Conselho Municipal do Idoso
O Conselho Municipal do Idoso (CMI) de Santa Cruz é o responsável por proteger, formular e promover políticas públicas e ações governamentais destinadas a tutelar os direitos dos idosos. Norberto Raul Haas, representante do Sindicato dos Contadores e Técnicos em Contabilidade do Vale do Rio Pardo no CMI, frisa aspectos que auxiliam para que Santa Cruz esteja em 22º no IDL. “Nossa cidade investe em políticas que melhoram a qualidade de vida, pois a população passa por processo acelerado de envelhecimento, além de preservar a autonomia e a autoestima.” Porém, segundo o empresário, ainda são necessárias melhorias. “Investir cada vez mais em profissionais da saúde e hospitais; incentivar entidades e planos de saúde na realização de cursos de cuidadores e atuar na recolocação do idoso no mercado de trabalho”, enumera Haas.

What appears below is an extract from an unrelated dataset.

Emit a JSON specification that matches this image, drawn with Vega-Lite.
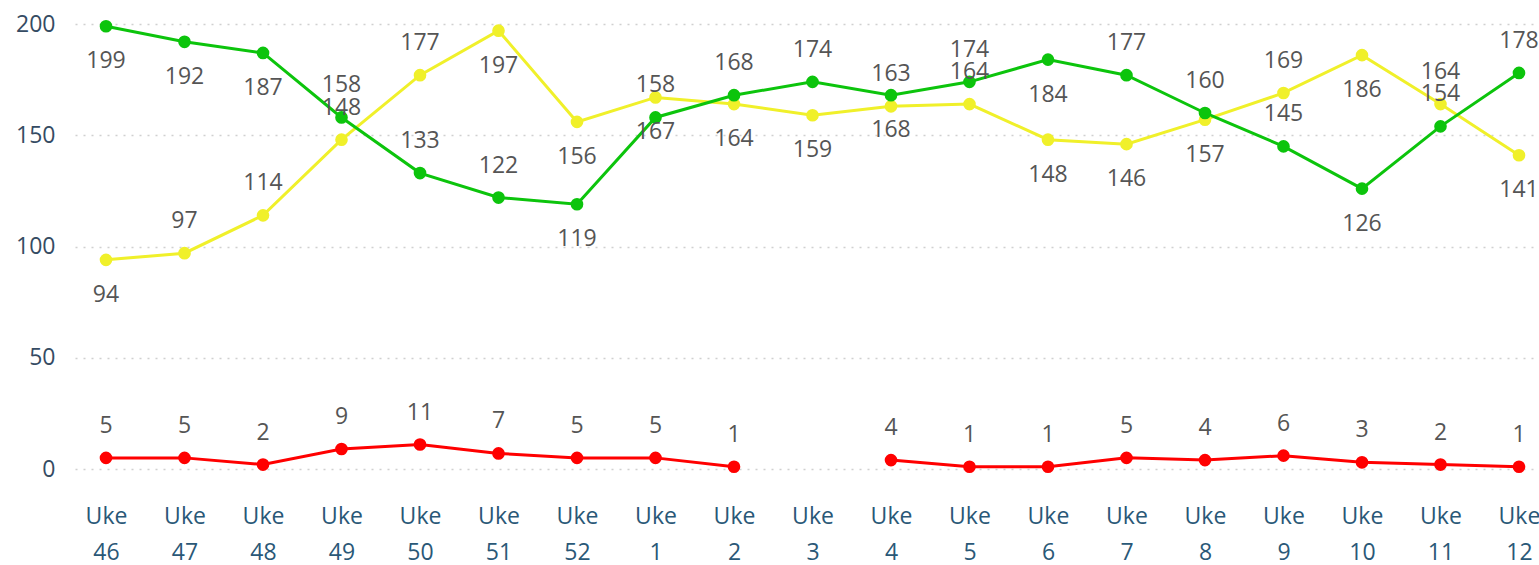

Atualmente, o município investe na formação continuada da equipe técnica para melhor compreensão do seu papel junto aos idosos, por meio da realização de capacitações, enfrentando situações de conflitos e possibilitando a convivência comunitária. Mas o isolamento social afetou diretamente os idosos, adversidade que precisa ser vencida. “A pandemia prejudicou, pois impossibilitou a realização de eventos culturais, esportivos e de lazer, fazendo com que muitos perdessem sua autoestima.”